Reproduce from the records below, with no pictures, exactly the lines between the one containing "Emit a Python" and the one containing "0.078, 0.079, 0.074]", inclusive.

======

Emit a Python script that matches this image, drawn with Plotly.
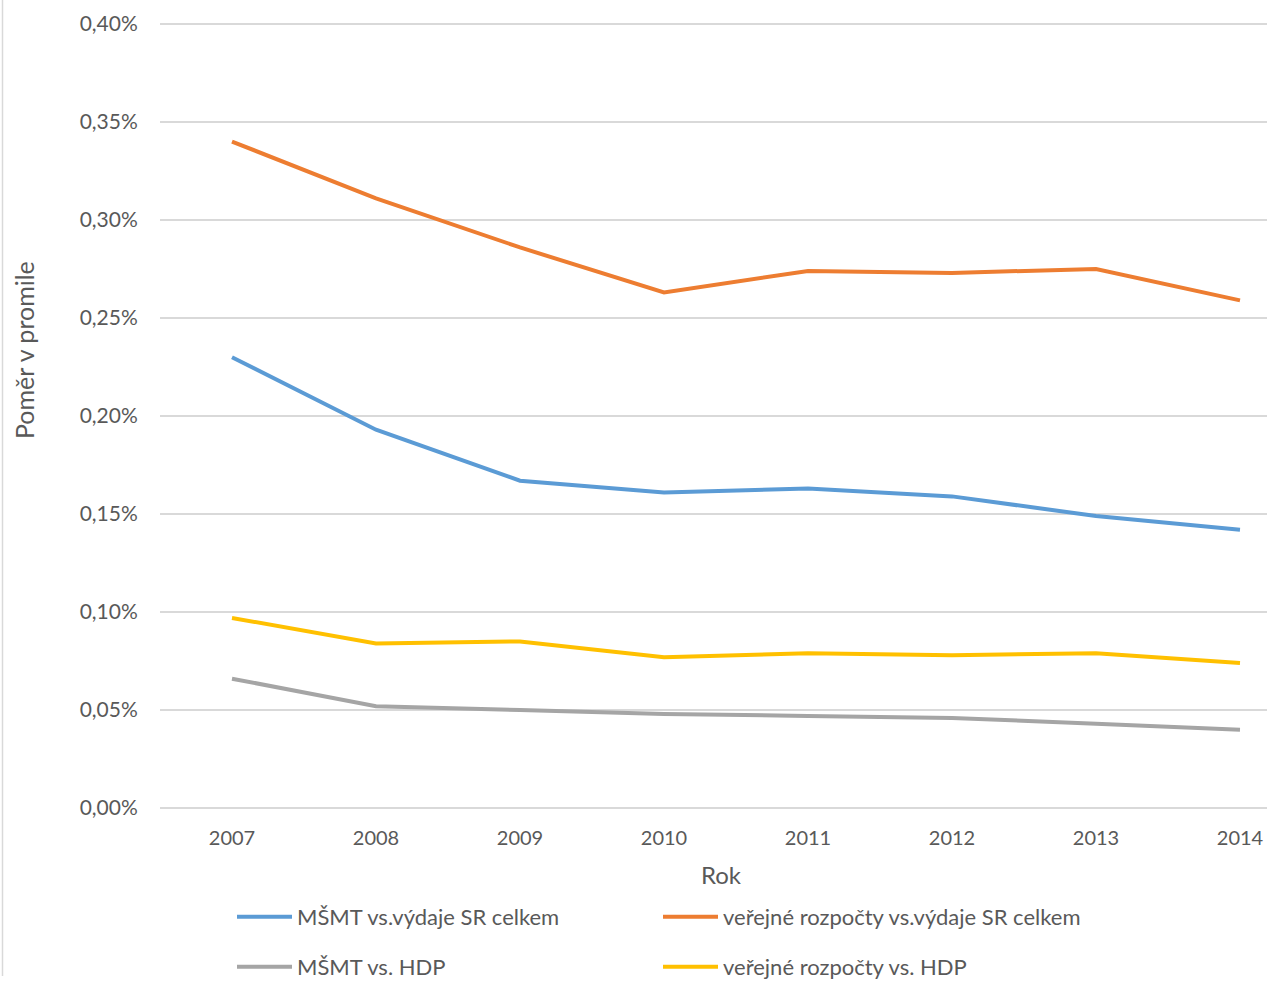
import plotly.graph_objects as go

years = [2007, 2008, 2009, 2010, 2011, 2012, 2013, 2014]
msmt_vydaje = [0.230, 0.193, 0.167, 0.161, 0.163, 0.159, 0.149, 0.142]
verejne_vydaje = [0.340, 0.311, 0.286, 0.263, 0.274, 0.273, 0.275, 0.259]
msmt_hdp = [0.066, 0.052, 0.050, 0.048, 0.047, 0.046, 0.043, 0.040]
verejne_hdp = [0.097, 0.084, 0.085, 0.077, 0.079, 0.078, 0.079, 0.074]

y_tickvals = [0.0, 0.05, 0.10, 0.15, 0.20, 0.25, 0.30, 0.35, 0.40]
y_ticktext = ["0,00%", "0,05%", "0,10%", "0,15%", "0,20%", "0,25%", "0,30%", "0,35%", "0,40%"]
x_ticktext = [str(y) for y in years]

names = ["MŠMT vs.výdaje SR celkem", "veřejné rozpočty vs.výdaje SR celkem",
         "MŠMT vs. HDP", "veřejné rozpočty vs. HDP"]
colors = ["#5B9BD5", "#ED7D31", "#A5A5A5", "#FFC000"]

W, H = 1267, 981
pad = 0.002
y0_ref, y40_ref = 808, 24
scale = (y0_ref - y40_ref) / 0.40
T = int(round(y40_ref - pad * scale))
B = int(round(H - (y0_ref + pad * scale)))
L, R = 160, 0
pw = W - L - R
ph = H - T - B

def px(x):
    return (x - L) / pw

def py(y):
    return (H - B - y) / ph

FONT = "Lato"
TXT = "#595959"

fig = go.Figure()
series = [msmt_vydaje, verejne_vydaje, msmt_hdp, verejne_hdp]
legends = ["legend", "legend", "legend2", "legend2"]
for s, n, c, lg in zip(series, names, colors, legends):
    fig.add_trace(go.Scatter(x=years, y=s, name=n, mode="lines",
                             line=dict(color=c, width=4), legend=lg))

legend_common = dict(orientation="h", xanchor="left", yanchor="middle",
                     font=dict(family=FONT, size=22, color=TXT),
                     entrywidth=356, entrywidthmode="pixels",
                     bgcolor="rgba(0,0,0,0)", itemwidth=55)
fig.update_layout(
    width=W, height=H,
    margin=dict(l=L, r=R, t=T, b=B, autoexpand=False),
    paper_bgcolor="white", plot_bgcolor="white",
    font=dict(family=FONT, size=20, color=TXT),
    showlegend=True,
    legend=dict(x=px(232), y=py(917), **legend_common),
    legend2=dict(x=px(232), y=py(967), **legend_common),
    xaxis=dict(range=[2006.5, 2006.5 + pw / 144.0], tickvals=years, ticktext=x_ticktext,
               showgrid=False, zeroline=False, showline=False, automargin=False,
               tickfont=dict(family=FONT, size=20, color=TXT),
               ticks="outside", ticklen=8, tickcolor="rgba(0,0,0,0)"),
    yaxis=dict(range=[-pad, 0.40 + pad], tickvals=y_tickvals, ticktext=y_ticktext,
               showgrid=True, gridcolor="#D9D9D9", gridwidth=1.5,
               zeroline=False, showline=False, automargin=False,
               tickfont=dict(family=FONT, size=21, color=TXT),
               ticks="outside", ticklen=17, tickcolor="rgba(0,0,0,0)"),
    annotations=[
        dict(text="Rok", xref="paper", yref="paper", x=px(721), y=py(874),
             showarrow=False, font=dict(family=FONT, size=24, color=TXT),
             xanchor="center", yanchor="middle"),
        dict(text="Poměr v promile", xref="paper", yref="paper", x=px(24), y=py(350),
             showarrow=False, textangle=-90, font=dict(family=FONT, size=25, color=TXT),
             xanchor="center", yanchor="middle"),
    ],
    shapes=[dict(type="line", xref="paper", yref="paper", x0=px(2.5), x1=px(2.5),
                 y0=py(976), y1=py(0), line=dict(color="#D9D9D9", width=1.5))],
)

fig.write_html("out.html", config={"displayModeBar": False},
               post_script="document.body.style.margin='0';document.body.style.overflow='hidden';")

======

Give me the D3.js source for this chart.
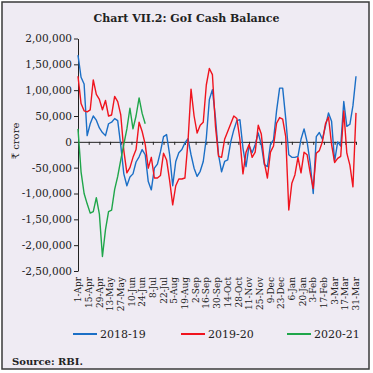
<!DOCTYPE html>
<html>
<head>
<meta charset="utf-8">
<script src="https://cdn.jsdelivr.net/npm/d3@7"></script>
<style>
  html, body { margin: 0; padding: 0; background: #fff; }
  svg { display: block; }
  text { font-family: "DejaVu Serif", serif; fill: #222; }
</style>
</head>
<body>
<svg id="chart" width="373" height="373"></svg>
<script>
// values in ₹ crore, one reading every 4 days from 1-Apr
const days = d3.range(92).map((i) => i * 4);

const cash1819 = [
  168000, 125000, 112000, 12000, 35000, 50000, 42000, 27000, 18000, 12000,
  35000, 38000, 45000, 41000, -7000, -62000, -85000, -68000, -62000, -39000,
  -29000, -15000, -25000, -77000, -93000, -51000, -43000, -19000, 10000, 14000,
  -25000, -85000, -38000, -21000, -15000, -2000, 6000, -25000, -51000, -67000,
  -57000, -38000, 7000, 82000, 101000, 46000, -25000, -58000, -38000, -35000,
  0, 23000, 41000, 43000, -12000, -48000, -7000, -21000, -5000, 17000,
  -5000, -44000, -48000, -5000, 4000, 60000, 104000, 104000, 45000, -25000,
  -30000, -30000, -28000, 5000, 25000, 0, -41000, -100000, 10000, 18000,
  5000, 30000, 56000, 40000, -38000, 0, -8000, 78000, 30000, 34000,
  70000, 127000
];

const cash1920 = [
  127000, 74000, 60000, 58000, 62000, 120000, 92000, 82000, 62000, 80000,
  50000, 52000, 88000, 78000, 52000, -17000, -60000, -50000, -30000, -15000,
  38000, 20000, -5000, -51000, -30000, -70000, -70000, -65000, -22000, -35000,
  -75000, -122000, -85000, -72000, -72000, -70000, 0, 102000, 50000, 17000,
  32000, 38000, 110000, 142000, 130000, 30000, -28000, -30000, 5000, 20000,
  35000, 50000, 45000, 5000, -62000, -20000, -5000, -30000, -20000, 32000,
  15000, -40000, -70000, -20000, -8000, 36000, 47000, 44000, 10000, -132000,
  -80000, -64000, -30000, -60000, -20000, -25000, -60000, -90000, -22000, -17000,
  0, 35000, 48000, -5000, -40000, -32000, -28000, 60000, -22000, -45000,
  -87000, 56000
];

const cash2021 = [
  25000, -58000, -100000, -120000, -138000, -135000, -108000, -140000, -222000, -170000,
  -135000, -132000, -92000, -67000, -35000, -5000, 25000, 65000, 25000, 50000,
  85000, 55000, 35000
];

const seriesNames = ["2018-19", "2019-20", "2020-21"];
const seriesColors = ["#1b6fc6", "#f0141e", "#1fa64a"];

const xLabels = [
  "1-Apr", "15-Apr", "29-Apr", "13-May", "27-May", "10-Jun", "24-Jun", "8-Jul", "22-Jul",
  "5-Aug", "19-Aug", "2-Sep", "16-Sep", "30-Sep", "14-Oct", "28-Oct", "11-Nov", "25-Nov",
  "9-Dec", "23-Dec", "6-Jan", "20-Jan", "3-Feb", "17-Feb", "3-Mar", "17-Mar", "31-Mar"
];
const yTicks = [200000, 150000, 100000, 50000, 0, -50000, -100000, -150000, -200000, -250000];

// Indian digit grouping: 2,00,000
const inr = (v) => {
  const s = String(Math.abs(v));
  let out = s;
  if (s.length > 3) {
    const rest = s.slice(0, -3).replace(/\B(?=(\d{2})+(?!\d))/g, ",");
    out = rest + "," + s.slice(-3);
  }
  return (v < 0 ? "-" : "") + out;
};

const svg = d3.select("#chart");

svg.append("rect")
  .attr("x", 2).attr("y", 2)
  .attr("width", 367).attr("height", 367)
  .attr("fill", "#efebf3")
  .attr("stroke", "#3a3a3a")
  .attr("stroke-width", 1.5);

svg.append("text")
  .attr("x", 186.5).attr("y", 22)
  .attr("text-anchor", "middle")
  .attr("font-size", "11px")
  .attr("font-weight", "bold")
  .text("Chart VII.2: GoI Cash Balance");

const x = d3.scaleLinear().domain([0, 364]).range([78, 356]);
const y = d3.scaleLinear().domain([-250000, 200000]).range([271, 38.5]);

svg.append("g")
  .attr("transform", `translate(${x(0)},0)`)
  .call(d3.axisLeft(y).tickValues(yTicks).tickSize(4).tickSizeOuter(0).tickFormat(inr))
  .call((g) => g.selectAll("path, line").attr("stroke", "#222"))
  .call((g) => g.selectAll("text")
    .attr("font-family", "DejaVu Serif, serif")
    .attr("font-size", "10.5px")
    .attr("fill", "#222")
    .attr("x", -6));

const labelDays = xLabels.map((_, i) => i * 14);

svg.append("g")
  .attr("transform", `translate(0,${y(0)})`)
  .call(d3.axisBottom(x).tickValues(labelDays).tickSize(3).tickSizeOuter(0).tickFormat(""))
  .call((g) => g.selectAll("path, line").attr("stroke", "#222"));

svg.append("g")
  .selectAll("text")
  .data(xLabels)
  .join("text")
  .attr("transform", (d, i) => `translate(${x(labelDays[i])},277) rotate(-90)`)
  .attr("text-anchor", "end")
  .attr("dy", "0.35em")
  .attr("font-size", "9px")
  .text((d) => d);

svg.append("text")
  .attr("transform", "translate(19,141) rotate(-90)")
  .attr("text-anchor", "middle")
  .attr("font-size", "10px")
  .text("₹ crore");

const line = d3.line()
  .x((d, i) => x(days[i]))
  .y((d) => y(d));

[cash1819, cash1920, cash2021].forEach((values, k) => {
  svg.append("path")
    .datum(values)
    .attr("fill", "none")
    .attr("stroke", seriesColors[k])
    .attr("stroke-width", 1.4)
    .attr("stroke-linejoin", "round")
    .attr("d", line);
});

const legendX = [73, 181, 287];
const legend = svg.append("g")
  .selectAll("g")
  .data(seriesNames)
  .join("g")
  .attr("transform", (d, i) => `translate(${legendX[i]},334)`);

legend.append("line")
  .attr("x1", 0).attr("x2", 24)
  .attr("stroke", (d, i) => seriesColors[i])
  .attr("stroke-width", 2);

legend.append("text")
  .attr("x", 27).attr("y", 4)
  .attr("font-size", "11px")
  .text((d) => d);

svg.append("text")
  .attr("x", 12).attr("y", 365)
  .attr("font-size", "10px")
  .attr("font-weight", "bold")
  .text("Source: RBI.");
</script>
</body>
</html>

======

#### Result of this task:
Emit a Python script that matches this image, drawn with Plotly.
import plotly.graph_objects as go

years = [2007, 2008, 2009, 2010, 2011, 2012, 2013, 2014]
msmt_vydaje = [0.230, 0.193, 0.167, 0.161, 0.163, 0.159, 0.149, 0.142]
verejne_vydaje = [0.340, 0.311, 0.286, 0.263, 0.274, 0.273, 0.275, 0.259]
msmt_hdp = [0.066, 0.052, 0.050, 0.048, 0.047, 0.046, 0.043, 0.040]
verejne_hdp = [0.097, 0.084, 0.085, 0.077, 0.079, 0.078, 0.079, 0.074]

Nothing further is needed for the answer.